Reproduce the material below line by line, beginning with its first line and ending with the line that contains "const splitIndex = years.indexOf('00');"; leave out pictures.

SUPPLIED DATA —

%%

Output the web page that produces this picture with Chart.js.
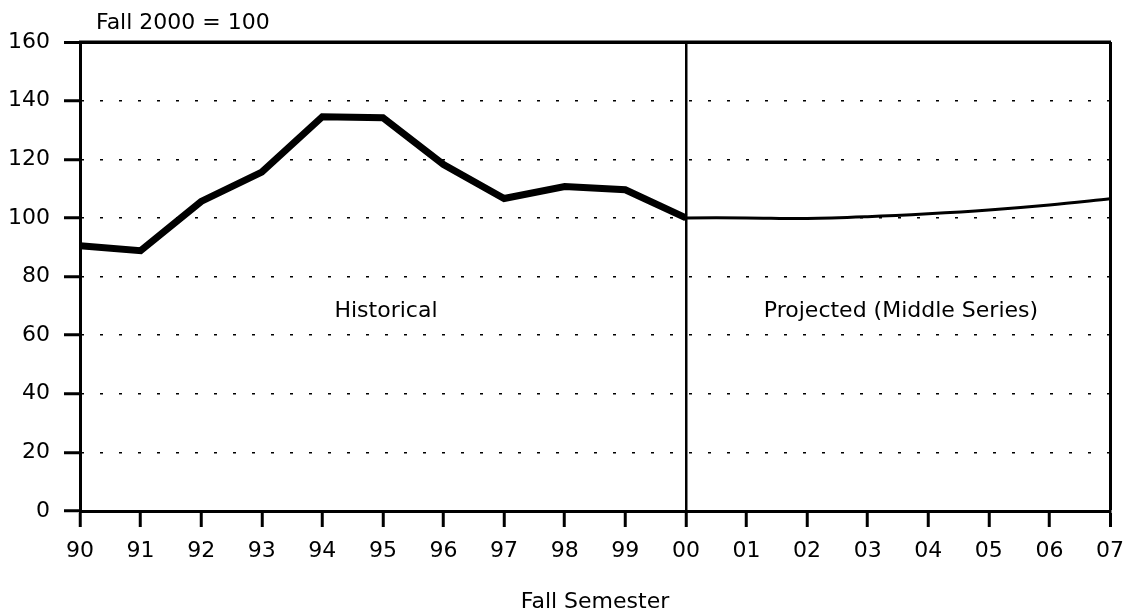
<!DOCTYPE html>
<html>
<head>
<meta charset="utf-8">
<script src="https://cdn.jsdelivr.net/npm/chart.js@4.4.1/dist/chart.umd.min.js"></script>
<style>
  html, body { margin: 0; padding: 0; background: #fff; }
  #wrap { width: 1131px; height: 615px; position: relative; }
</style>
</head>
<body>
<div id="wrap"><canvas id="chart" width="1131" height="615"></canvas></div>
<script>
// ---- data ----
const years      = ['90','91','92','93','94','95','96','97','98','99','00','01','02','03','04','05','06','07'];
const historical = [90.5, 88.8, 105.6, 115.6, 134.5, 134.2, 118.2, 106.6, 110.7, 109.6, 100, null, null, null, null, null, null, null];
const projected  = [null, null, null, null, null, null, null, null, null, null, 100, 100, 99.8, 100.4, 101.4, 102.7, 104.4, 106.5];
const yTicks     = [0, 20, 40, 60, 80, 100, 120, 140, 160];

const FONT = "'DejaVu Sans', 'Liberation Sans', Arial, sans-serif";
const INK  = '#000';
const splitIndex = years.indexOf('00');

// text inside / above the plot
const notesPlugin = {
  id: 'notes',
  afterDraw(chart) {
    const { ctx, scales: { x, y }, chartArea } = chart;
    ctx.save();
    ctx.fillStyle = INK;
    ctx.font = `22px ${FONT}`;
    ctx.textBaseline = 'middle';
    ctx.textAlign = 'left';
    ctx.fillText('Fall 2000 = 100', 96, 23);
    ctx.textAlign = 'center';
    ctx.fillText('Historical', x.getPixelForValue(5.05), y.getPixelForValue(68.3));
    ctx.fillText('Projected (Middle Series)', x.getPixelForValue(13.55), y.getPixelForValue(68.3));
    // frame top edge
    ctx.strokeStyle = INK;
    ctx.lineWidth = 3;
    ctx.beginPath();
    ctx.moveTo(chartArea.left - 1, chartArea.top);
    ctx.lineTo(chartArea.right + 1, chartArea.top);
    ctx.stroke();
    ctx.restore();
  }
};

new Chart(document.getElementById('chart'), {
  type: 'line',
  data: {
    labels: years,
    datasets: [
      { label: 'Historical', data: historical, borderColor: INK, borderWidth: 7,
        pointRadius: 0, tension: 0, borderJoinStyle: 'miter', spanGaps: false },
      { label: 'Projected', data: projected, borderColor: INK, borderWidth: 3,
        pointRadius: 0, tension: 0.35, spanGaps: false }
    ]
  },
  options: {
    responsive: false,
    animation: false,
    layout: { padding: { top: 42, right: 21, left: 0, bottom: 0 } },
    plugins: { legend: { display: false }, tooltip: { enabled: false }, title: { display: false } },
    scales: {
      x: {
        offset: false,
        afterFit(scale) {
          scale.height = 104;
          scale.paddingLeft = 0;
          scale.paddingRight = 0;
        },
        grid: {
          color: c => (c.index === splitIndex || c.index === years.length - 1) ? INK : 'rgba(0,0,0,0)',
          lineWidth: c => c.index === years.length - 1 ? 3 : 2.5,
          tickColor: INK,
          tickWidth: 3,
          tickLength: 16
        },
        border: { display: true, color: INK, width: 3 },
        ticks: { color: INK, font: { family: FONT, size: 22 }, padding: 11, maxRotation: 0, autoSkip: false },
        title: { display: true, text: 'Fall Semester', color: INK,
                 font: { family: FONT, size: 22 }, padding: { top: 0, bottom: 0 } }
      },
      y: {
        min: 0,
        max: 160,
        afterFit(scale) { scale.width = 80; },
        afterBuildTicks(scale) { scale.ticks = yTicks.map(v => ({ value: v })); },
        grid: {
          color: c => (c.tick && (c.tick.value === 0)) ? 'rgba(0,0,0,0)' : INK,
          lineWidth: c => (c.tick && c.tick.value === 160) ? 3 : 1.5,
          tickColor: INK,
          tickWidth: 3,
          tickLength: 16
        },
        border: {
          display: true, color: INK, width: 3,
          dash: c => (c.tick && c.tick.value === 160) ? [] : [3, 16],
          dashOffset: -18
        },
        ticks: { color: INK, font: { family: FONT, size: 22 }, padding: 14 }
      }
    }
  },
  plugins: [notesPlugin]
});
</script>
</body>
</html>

%%

RESPONSE TO THIS TASK —
Output the web page that produces this picture with Chart.js.
<!DOCTYPE html>
<html>
<head>
<meta charset="utf-8">
<script src="https://cdn.jsdelivr.net/npm/chart.js@4.4.1/dist/chart.umd.min.js"></script>
<style>
  html, body { margin: 0; padding: 0; background: #fff; }
  #wrap { width: 1131px; height: 615px; position: relative; }
</style>
</head>
<body>
<div id="wrap"><canvas id="chart" width="1131" height="615"></canvas></div>
<script>
// ---- data ----
const years      = ['90','91','92','93','94','95','96','97','98','99','00','01','02','03','04','05','06','07'];
const historical = [90.5, 88.8, 105.6, 115.6, 134.5, 134.2, 118.2, 106.6, 110.7, 109.6, 100, null, null, null, null, null, null, null];
const projected  = [null, null, null, null, null, null, null, null, null, null, 100, 100, 99.8, 100.4, 101.4, 102.7, 104.4, 106.5];
const yTicks     = [0, 20, 40, 60, 80, 100, 120, 140, 160];

const FONT = "'DejaVu Sans', 'Liberation Sans', Arial, sans-serif";
const INK  = '#000';
const splitIndex = years.indexOf('00');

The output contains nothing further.